L'Editoriale
Martedì 10 Gennaio 2023
Il Brasile spaccato, ma c’è una regia
Il commento. Prima di addentrarci nell’improvvisa ma non inattesa crisi del Brasile, dovremmo recuperare alla memoria alcune cifre ricche di significato. Il 30 ottobre del 2021, quando divenne presidente del Brasile per la terza volta, Luiz Inacio da Silva detto Lula ottenne il 50,9% dei voti contro il 49,1% del rivale, e presidente in carica, Jair Bolsonaro. Per dire: Bolsonaro nel 2018 era diventato presidente con il 55,13%.
Se poi si osserva la distribuzione del voto in quel giorno fatale di fine ottobre, si nota che gli Stati che votarono in maggioranza per Lula al secondo turno erano gli stessi che già avevano votato per lui al primo turno, proprio come successe per Bolsonaro. Cambiarono solo, e della frazione che abbiamo indicato prima, le percentuali. Questo serve per dire che Bolsonaro era riuscito come nessun altro leader politico brasiliano a compattare il fronte delle destre, unendo agli industriali beneficiati da liberalizzazioni e privatizzazioni (messe sul mercato più di 700mila proprietà statali) agli agrari gratificati dal via libera a un nuovo sfruttamento delle ricchezze dell’Amazzonia agli strati sociali più poveri, che nel settore agricolo e in quello minerario trovano appunto la loro occasione di lavoro e di ciò che va oltre la mera sopravvivenza (primo provvedimento di Bolsonaro presidente: l’aumento del salario minimo). Da cui un consenso per l’ex ufficiale di artiglieria che, al di là delle alleanze tattiche e strumentali, era comunque corposo.
Da quando è stato scalzato da Lula, dopo i disastri sulla gestione del Covid, la crisi sociale e i tentativi di ridurre gli investimenti nell’istruzione e nella salute, Bolsonaro ha provato a percorrere un doppio binario. Con un piede, quello del leader responsabile che, pur a fatica, accetta il responso di un’elezione democratica. Dall’altro, quello del populista che fa ogni sforzo per delegittimare il risultato di quella stessa elezione che dice di rispettare. Per esempio, disertando la cerimonia di insediamento di Lula e rompendo una consolidata tradizione di passaggio del testimone che ha anche una funzione di garanzia per il funzionamento delle istituzioni. Molti dicono che c’è tanto Donald Trump, in questo. È vero, ma con alcuni distinguo. Trump ha sempre parlato in prima persona di brogli a favore di Joe Biden. Bolsonaro, come dicevamo, lo ha fatto fare soprattutto ad altri. I fanatici che diedero l’assalto al Campidoglio di Washington volevano che l’elezione fosse annullata. I bolsonariani che hanno preso d’assalto i palazzi della Presidenza, del Parlamento e della Corte Suprema, invece…
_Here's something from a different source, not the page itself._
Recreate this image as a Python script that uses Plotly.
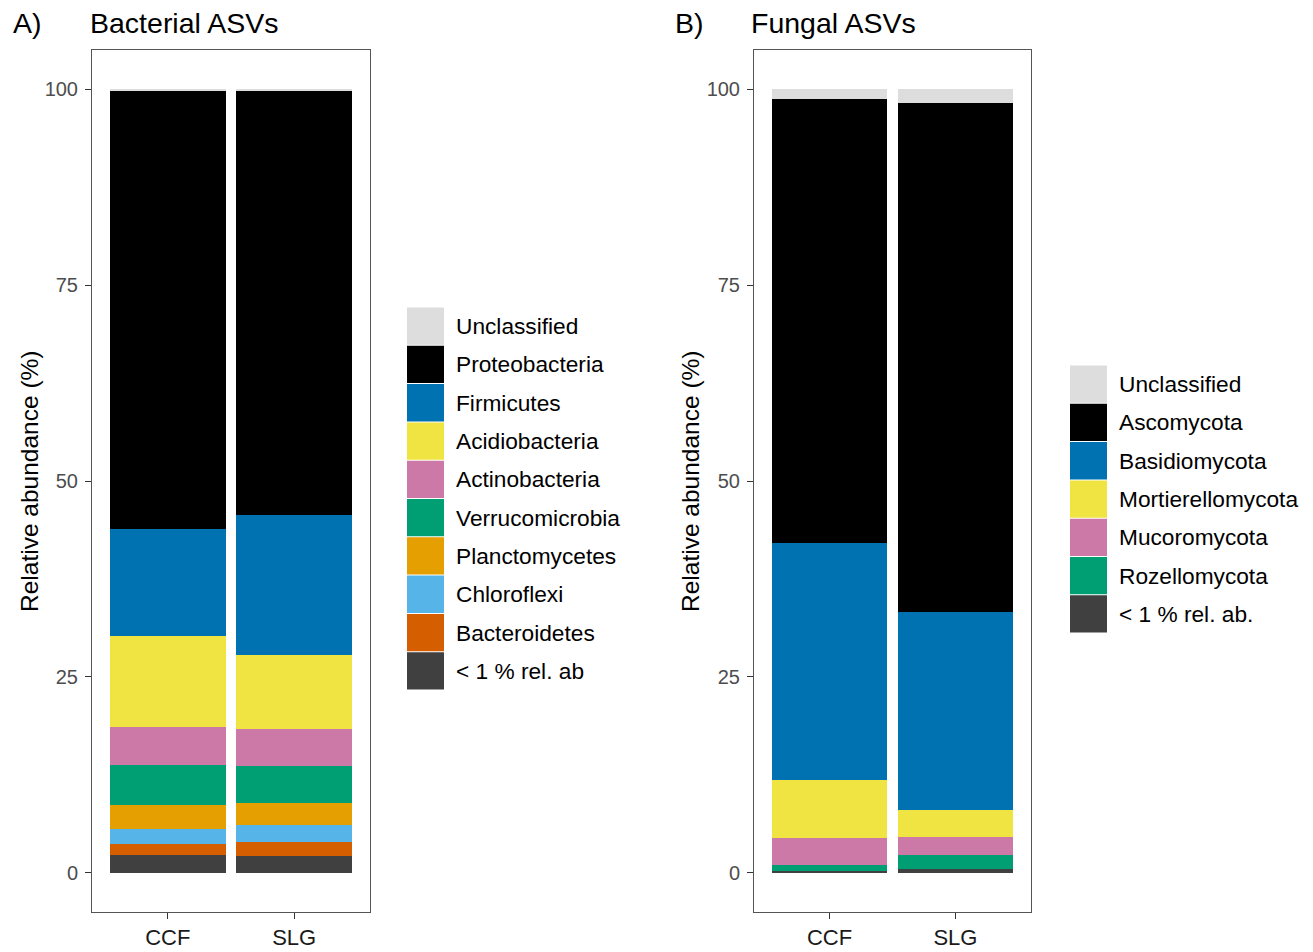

A questo punto si arriva ai puntini perché gli insorti, in giorni e giorni di disordini, non hanno saputo esprimere un leader riconoscibile ma soprattutto, nemmeno uno straccio di programma, un’ipotesi, un desiderio, se non quello di far finta che il 30 ottobre dell’anno scorso non fosse successo niente. Eppure non è stata una protesta improvvisata, da qualche parte una regia c’è stata, visto che prima dei disordini i bolsonariani bivaccavano nei pressi o dentro le caserme. E anche una cassaforte, perché qualcuno deve aver pur pagato i pullmann che li portavano qua e là. La risposta sta nel fatto che questo non è stato un golpe ma una richiesta di golpe. I «fanatici fascisti» di cui parla Lula non volevano dare l’assalto al potere ma convincere qualcun altro a farlo: i militari, che tanta parte peraltro hanno avuto nella storia contemporanea del Brasile, a cominciare dal colpo di Stato del 1964 con la conseguente dittatura militare che durò fino al 1985. Grande dev’essere stata la sorpresa quando i soldati, invece di appoggiarli, hanno cominciato ad arrestare i rivoltosi.
Bolsonaro, sempre sul suo doppio binario, è scappato negli Usa. A Lula, però, che voleva governare a nome di tutti i 215 milioni di brasiliani, resta un Brasile spaccato come non mai, con potentati economici e politici che hanno tutti gli strumenti, a partire da quello finanziario, per rendergli la vita difficile e bloccare un eventuale percorso di riforme. E soprattutto un sospetto: che in quelle caserme si annidi un potenziale nemico che, forse, aspetta solo un momento migliore. Impossibile che a Lula non venga la tentazione di fare piazza pulita. Dovrà controllarsi, e usare tutta l’astuzia per la quale, peraltro, va famoso.